=== Work required ===
Give every line again exactly as it appears, please, but not the pictures.
*-*-*
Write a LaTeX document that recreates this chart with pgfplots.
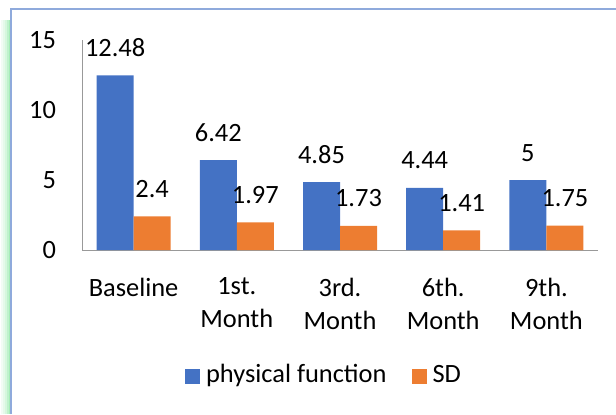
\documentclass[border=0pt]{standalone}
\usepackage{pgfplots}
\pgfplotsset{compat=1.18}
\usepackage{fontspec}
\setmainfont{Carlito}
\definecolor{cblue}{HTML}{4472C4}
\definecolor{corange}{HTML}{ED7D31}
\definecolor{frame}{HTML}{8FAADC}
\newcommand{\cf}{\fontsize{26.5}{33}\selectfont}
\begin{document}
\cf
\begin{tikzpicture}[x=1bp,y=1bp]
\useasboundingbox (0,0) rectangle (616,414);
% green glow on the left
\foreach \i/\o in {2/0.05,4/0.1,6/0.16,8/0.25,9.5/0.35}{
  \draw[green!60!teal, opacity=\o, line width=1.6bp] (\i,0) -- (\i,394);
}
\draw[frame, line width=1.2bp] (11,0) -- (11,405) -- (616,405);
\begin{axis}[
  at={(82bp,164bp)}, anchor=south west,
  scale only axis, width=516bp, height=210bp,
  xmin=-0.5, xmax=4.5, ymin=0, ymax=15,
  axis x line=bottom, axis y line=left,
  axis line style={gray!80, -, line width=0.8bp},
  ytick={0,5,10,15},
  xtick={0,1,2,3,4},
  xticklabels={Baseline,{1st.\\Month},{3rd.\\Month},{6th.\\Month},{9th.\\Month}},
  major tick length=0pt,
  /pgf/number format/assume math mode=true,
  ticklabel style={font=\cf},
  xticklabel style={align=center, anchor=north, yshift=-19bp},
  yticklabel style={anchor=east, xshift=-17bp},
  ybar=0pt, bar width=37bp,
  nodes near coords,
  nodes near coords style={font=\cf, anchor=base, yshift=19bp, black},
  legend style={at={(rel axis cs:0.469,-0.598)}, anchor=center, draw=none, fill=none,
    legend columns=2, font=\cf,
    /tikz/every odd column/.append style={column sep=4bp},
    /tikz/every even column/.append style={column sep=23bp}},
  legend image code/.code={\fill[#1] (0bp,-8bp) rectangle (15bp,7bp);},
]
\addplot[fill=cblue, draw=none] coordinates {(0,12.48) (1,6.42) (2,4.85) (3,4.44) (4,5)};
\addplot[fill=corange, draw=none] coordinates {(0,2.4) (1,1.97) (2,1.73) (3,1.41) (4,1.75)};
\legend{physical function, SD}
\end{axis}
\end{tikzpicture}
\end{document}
*-*-*
=== The output ===
Write a LaTeX document that recreates this chart with pgfplots.
\documentclass[border=0pt]{standalone}
\usepackage{pgfplots}
\pgfplotsset{compat=1.18}
\usepackage{fontspec}
\setmainfont{Carlito}
\definecolor{cblue}{HTML}{4472C4}
\definecolor{corange}{HTML}{ED7D31}
\definecolor{frame}{HTML}{8FAADC}
\newcommand{\cf}{\fontsize{26.5}{33}\selectfont}
\begin{document}
\cf
\begin{tikzpicture}[x=1bp,y=1bp]
\useasboundingbox (0,0) rectangle (616,414);
% green glow on the left
\foreach \i/\o in {2/0.05,4/0.1,6/0.16,8/0.25,9.5/0.35}{
  \draw[green!60!teal, opacity=\o, line width=1.6bp] (\i,0) -- (\i,394);
}
\draw[frame, line width=1.2bp] (11,0) -- (11,405) -- (616,405);
\begin{axis}[
  at={(82bp,164bp)}, anchor=south west,
  scale only axis, width=516bp, height=210bp,
  xmin=-0.5, xmax=4.5, ymin=0, ymax=15,
  axis x line=bottom, axis y line=left,
  axis line style={gray!80, -, line width=0.8bp},
  ytick={0,5,10,15},
  xtick={0,1,2,3,4},
  xticklabels={Baseline,{1st.\\Month},{3rd.\\Month},{6th.\\Month},{9th.\\Month}},
  major tick length=0pt,
  /pgf/number format/assume math mode=true,
  ticklabel style={font=\cf},
  xticklabel style={align=center, anchor=north, yshift=-19bp},
  yticklabel style={anchor=east, xshift=-17bp},
  ybar=0pt, bar width=37bp,
  nodes near coords,
  nodes near coords style={font=\cf, anchor=base, yshift=19bp, black},
  legend style={at={(rel axis cs:0.469,-0.598)}, anchor=center, draw=none, fill=none,
    legend columns=2, font=\cf,
    /tikz/every odd column/.append style={column sep=4bp},
    /tikz/every even column/.append style={column sep=23bp}},
  legend image code/.code={\fill[#1] (0bp,-8bp) rectangle (15bp,7bp);},
]
\addplot[fill=cblue, draw=none] coordinates {(0,12.48) (1,6.42) (2,4.85) (3,4.44) (4,5)};
\addplot[fill=corange, draw=none] coordinates {(0,2.4) (1,1.97) (2,1.73) (3,1.41) (4,1.75)};
\legend{physical function, SD}
\end{axis}
\end{tikzpicture}
\end{document}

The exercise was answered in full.